* [Short problem]: The line containing "const T: number[]" marks the end: extract everything from the first line of the data through that line, exactly, with no pictures.
────────────────────
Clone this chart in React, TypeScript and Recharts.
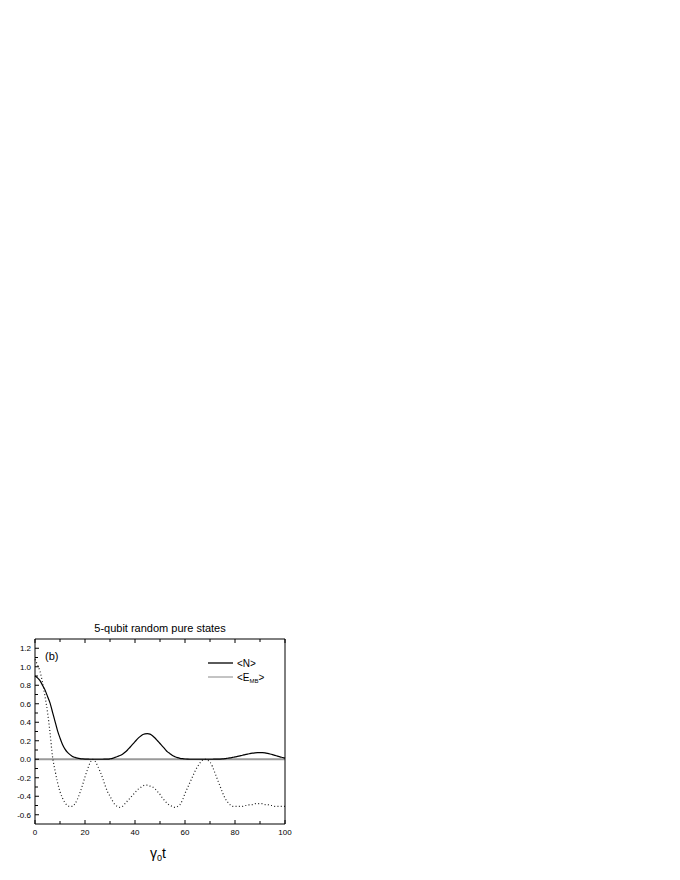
import React from 'react';
import { LineChart, Line, XAxis, YAxis, Legend } from 'recharts';

// time axis (gamma_0 t), step 1
const T: number[] = Array.from({ length: 101 }, (_, i) => i);

// <N> (solid black)
const N_VALUES = [
  0.90, 0.88, 0.85, 0.80, 0.75, 0.68, 0.61, 0.51, 0.41, 0.31,
  0.23, 0.16, 0.11, 0.075, 0.05, 0.03, 0.02, 0.012, 0.007, 0.004,
  0.002, 0.001, 0, 0, 0, 0, 0, 0, 0.001, 0.002,
  0.005, 0.01, 0.02, 0.03, 0.04, 0.055, 0.075, 0.10, 0.13, 0.16,
  0.19, 0.22, 0.245, 0.265, 0.275, 0.278, 0.272, 0.255, 0.23, 0.20,
  0.17, 0.14, 0.11, 0.08, 0.06, 0.04, 0.027, 0.017, 0.01, 0.006,
  0.003, 0.001, 0, 0, 0, 0, 0, 0, 0, 0,
  0, 0, 0.001, 0.001, 0.002, 0.004, 0.007, 0.011, 0.015, 0.02,
  0.025, 0.031, 0.037, 0.043, 0.05, 0.056, 0.061, 0.066, 0.069, 0.071,
  0.072, 0.071, 0.068, 0.063, 0.057, 0.05, 0.042, 0.034, 0.026, 0.019,
  0.012,
];

// dotted curve (unlabelled)
const DOTTED_VALUES = [
  1.08, 1.02, 0.95, 0.83, 0.68, 0.51, 0.29, 0.03, -0.12, -0.25,
  -0.35, -0.42, -0.47, -0.50, -0.51, -0.51, -0.48, -0.43, -0.36, -0.28,
  -0.19, -0.11, -0.04, 0.0, -0.02, -0.07, -0.13, -0.20, -0.28, -0.35,
  -0.40, -0.45, -0.49, -0.51, -0.52, -0.51, -0.48, -0.45, -0.42, -0.39,
  -0.36, -0.33, -0.31, -0.29, -0.28, -0.28, -0.29, -0.30, -0.32, -0.35,
  -0.38, -0.42, -0.45, -0.48, -0.50, -0.51, -0.52, -0.51, -0.49, -0.44,
  -0.37, -0.31, -0.25, -0.19, -0.13, -0.08, -0.04, -0.01, 0.0, -0.01,
  -0.03, -0.08, -0.15, -0.22, -0.29, -0.36, -0.42, -0.46, -0.49, -0.51,
  -0.51, -0.51, -0.51, -0.51, -0.50, -0.50, -0.49, -0.49, -0.48, -0.48,
  -0.48, -0.48, -0.49, -0.49, -0.50, -0.50, -0.51, -0.51, -0.51, -0.51,
  -0.51,
];

// <E_MB> (gray)
const EMB_T = [0, 100];
const EMB_VALUES = [0, 0];

const X_TICKS = [0, 10, 20, 30, 40, 50, 60, 70, 80, 90, 100];
const Y_TICKS = [-0.6, -0.5, -0.4, -0.3, -0.2, -0.1, 0, 0.1, 0.2, 0.3, 0.4, 0.5, 0.6, 0.7, 0.8, 0.9, 1.0, 1.1, 1.2];
const X_DOMAIN = [0, 100];
const Y_DOMAIN = [-0.7, 1.3];

const TITLE = '5-qubit random pure states';
const PANEL = '(b)';
const LEGEND_N = '<N>';

const data = T.map((t, i) => ({ t, n: N_VALUES[i], d: DOTTED_VALUES[i] }));
const embData = EMB_T.map((t, i) => ({ t, e: EMB_VALUES[i] }));

const FONT = '"Liberation Sans", Arial, Helvetica, sans-serif';
const W = 400;
const H = 860;
const MARGIN = { top: 630, right: 122, bottom: 43, left: 0 };
const YW = 27;

const isMajorX = (v: number) => v % 20 === 0;
const isMajorY = (v: number) => Math.round(v * 10) % 2 === 0;

function BottomTick(props: any) {
  const { x, y, payload } = props;
  const v = payload.value;
  const major = isMajorX(v);
  return (
    <g>
      <line x1={x} y1={y} x2={x} y2={y - (major ? 4 : 3)} stroke="#000" strokeWidth={1} />
      {major && (
        <text x={x} y={y + 11} textAnchor="middle" fontSize={8} fontFamily={FONT} fill="#000">
          {v}
        </text>
      )}
    </g>
  );
}

function TopTick(props: any) {
  const { x, y, payload } = props;
  const major = isMajorX(payload.value);
  return <line x1={x} y1={y} x2={x} y2={y + (major ? 4 : 3)} stroke="#000" strokeWidth={1} />;
}

function LeftTick(props: any) {
  const { x, y, payload } = props;
  const v = payload.value;
  const major = isMajorY(v);
  return (
    <g>
      <line x1={x} y1={y} x2={x + (major ? 4 : 3)} y2={y} stroke="#000" strokeWidth={1} />
      {major && (
        <text x={x - 4} y={y + 3} textAnchor="end" fontSize={8} fontFamily={FONT} fill="#000">
          {Number(v).toFixed(1)}
        </text>
      )}
    </g>
  );
}

function RightTick(props: any) {
  const { x, y, payload } = props;
  const major = isMajorY(payload.value);
  return <line x1={x} y1={y} x2={x - (major ? 4 : 3)} y2={y} stroke="#000" strokeWidth={1} />;
}

function TitleLabel(props: any) {
  const { x, y, width, height } = props.viewBox;
  return (
    <text x={x + width / 2} y={y + height - 7} textAnchor="middle" fontSize={11} fontFamily={FONT} fill="#000">
      {TITLE}
    </text>
  );
}

function XLabel(props: any) {
  const { x, y, width } = props.viewBox;
  return (
    <text x={x + width / 2 - 2} y={y + 34} textAnchor="middle" fontFamily={FONT} fill="#000">
      <tspan fontSize={14}>γ</tspan>
      <tspan fontSize={9} dy={3}>0</tspan>
      <tspan fontSize={14} dy={-3}>t</tspan>
    </text>
  );
}

function PanelLabel(props: any) {
  const { x, y, width } = props.viewBox;
  return (
    <text x={x + width + 10} y={y + 21} fontSize={11} fontFamily={FONT} fill="#000">
      {PANEL}
    </text>
  );
}

function LegendContent() {
  return (
    <svg width={70} height={30} style={{ display: 'block', overflow: 'visible' }}>
      <line x1={0} y1={7} x2={25} y2={7} stroke="#000" strokeWidth={1.3} />
      <text x={29} y={10.5} fontSize={10} fontFamily={FONT} fill="#000">
        {LEGEND_N}
      </text>
      <line x1={0} y1={21} x2={25} y2={21} stroke="#888" strokeWidth={1} />
      <text x={29} y={24.5} fontFamily={FONT} fill="#000">
        <tspan fontSize={10}>{'<E'}</tspan>
        <tspan fontSize={6} dy={2.5}>MB</tspan>
        <tspan fontSize={10} dy={-2.5}>{'>'}</tspan>
      </text>
    </svg>
  );
}

export default function App() {
  return (
    <LineChart width={W} height={H} data={data} margin={MARGIN}>
      <XAxis
        xAxisId="b"
        dataKey="t"
        type="number"
        domain={X_DOMAIN}
        ticks={X_TICKS}
        interval={0}
        tickSize={0}
        tickMargin={0}
        tick={<BottomTick />}
        tickLine={false}
        height={1}
        axisLine={{ stroke: '#000', strokeWidth: 1 }}
        label={<XLabel />}
      />
      <XAxis
        xAxisId="tp"
        orientation="top"
        dataKey="t"
        type="number"
        domain={X_DOMAIN}
        ticks={X_TICKS}
        interval={0}
        tickSize={0}
        tickMargin={0}
        tick={<TopTick />}
        tickLine={false}
        height={1}
        axisLine={{ stroke: '#000', strokeWidth: 1 }}
        label={<TitleLabel />}
      />
      <YAxis
        yAxisId="l"
        type="number"
        domain={Y_DOMAIN}
        ticks={Y_TICKS}
        interval={0}
        tickSize={0}
        tickMargin={0}
        tick={<LeftTick />}
        tickLine={false}
        width={YW}
        axisLine={{ stroke: '#000', strokeWidth: 1 }}
        label={<PanelLabel />}
      />
      <YAxis
        yAxisId="r"
        orientation="right"
        type="number"
        domain={Y_DOMAIN}
        ticks={Y_TICKS}
        interval={0}
        tickSize={0}
        tickMargin={0}
        tick={<RightTick />}
        tickLine={false}
        width={1}
        axisLine={{ stroke: '#000', strokeWidth: 1 }}
      />
      <Legend
        layout="vertical"
        align="center"
        verticalAlign="middle"
        content={<LegendContent />}
        wrapperStyle={{ position: 'absolute', left: 200, top: 648, width: 70, height: 30 }}
      />
      <Line
        xAxisId="b"
        yAxisId="l"
        data={embData}
        dataKey="e"
        name="<E_MB>"
        stroke="#9a9a9a"
        strokeWidth={1.8}
        dot={false}
        isAnimationActive={false}
        type="linear"
      />
      <Line
        xAxisId="b"
        yAxisId="l"
        dataKey="d"
        name="dotted"
        legendType="none"
        stroke="#222"
        strokeWidth={1.2}
        strokeDasharray="1 2.3"
        dot={false}
        isAnimationActive={false}
        type="monotone"
      />
      <Line
        xAxisId="b"
        yAxisId="l"
        dataKey="n"
        name="<N>"
        stroke="#000"
        strokeWidth={1.2}
        dot={false}
        isAnimationActive={false}
        type="monotone"
      />
    </LineChart>
  );
}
────────────────────
* [Response]:
Clone this chart in React, TypeScript and Recharts.
import React from 'react';
import { LineChart, Line, XAxis, YAxis, Legend } from 'recharts';

// time axis (gamma_0 t), step 1
const T: number[] = Array.from({ length: 101 }, (_, i) => i);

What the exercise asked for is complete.